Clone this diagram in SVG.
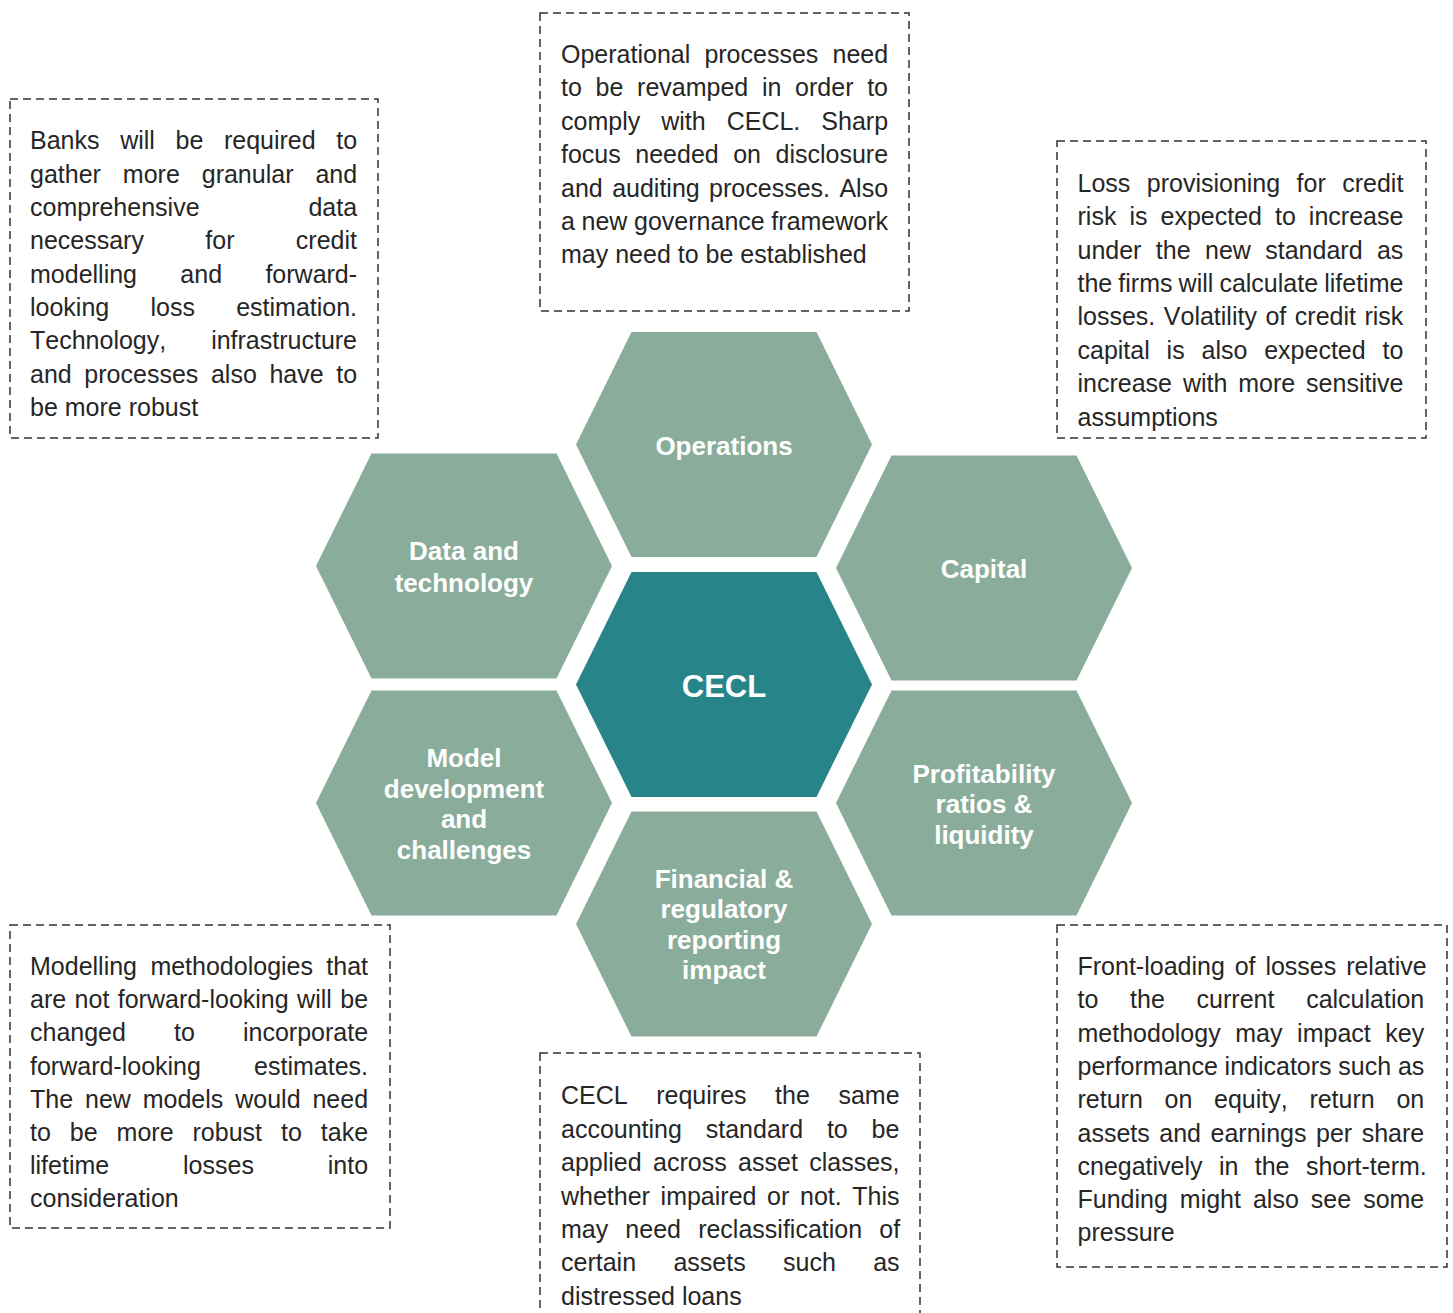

--

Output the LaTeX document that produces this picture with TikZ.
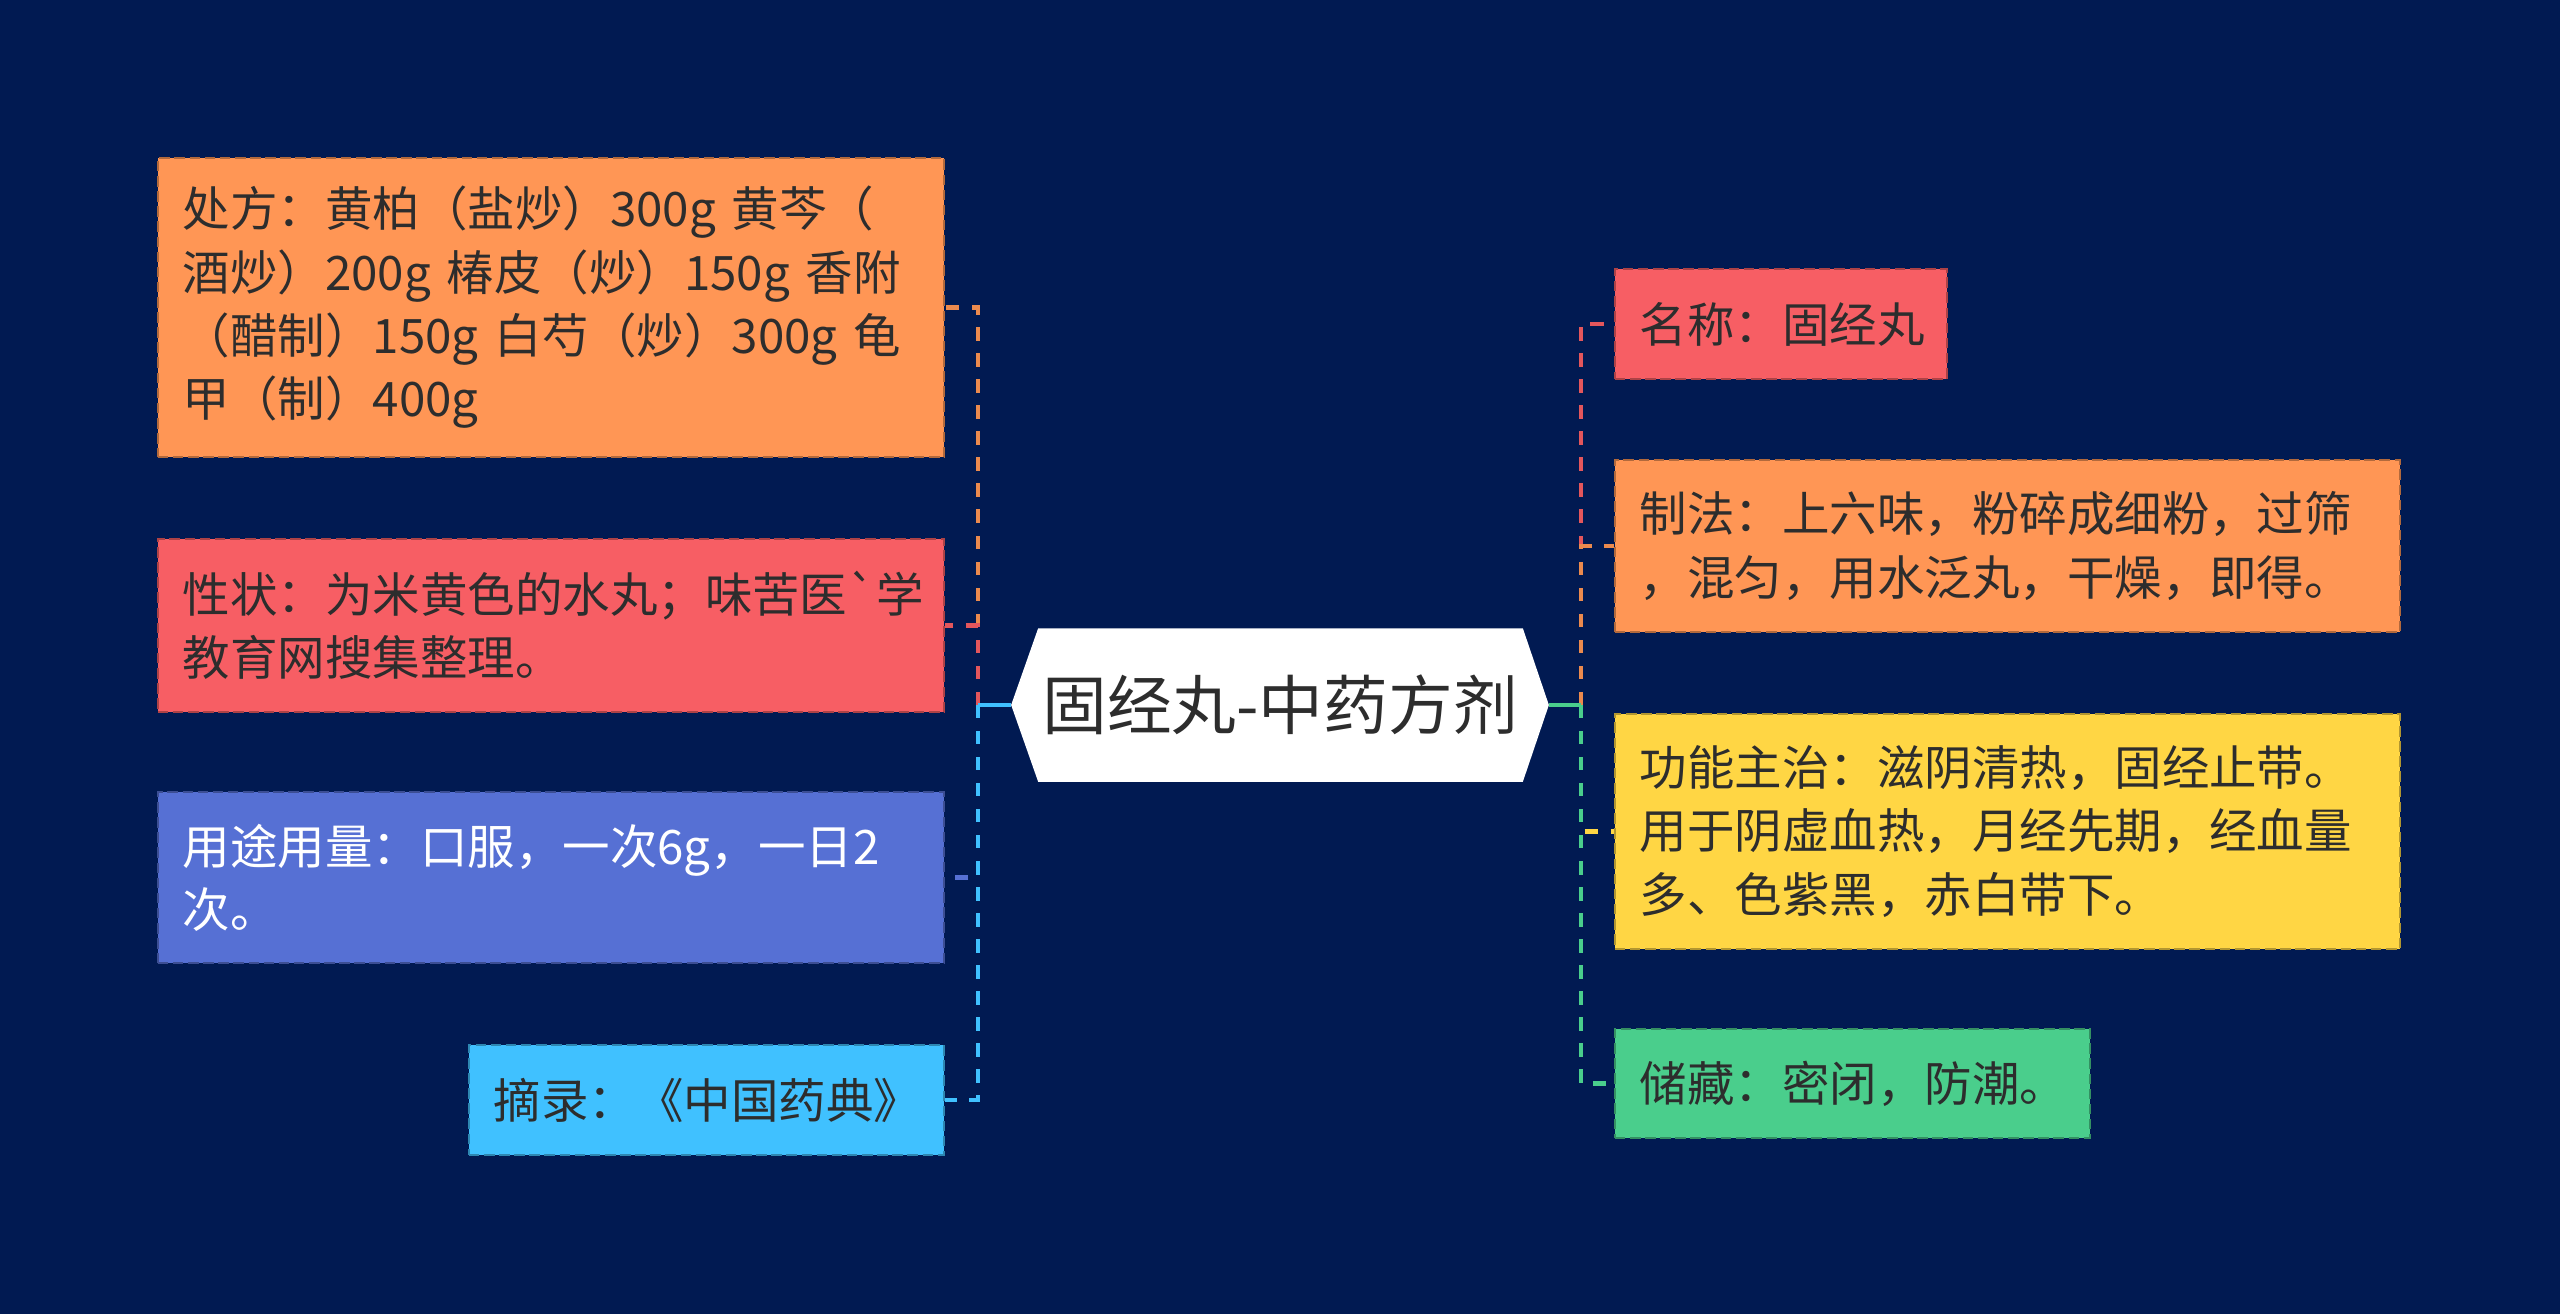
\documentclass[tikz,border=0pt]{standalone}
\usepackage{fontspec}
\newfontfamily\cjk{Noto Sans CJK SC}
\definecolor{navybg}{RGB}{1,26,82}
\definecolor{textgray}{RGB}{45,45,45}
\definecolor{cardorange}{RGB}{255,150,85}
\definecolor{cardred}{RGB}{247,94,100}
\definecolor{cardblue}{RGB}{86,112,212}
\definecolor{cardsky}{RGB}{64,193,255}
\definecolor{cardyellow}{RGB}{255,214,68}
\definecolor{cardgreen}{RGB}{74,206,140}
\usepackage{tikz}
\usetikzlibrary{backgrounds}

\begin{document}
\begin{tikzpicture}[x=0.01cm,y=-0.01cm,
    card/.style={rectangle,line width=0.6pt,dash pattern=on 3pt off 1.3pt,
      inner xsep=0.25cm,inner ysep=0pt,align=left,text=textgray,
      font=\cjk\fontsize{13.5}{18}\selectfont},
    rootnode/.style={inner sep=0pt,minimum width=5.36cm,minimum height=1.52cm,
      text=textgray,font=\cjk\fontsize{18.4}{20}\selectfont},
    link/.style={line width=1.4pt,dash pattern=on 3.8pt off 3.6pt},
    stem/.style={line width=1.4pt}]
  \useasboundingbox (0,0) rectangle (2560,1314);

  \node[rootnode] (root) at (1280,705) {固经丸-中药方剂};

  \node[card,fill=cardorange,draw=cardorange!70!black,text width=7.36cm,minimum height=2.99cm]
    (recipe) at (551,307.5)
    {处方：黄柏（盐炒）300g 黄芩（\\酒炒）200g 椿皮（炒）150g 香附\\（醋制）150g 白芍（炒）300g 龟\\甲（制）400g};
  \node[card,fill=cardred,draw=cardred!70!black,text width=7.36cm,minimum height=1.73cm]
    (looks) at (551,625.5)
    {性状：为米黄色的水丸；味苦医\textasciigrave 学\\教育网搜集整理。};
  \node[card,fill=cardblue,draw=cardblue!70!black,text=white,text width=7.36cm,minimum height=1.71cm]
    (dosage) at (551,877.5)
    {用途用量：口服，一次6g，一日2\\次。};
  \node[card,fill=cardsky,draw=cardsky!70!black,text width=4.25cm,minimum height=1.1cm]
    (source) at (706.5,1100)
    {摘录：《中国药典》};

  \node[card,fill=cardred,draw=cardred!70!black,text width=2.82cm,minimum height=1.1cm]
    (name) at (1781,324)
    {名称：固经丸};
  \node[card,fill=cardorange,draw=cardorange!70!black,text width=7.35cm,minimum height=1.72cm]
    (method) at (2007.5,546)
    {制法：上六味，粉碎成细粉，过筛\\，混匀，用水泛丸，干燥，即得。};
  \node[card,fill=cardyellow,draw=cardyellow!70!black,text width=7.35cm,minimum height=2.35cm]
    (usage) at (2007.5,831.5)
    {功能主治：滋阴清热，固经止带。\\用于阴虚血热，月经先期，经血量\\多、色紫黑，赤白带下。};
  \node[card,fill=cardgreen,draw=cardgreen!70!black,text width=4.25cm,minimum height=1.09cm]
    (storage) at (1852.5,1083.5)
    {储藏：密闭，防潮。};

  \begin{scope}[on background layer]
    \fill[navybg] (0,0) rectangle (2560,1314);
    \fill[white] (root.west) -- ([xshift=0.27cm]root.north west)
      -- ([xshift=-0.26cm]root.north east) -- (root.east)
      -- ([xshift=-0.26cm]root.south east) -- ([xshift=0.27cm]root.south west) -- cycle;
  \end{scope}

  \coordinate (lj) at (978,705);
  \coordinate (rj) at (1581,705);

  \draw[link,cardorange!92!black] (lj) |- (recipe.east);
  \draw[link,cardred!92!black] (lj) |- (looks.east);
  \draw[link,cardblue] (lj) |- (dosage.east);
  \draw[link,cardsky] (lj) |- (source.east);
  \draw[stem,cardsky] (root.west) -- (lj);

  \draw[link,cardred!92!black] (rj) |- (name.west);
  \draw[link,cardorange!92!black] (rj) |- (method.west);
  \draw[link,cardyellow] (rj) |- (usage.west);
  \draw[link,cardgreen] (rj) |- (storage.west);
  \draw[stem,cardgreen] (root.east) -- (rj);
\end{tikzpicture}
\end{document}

• [Goal of the exercise] Copy every line that contains the string "this".

• [Correct answer]
Clone this diagram in SVG.
Output the LaTeX document that produces this picture with TikZ.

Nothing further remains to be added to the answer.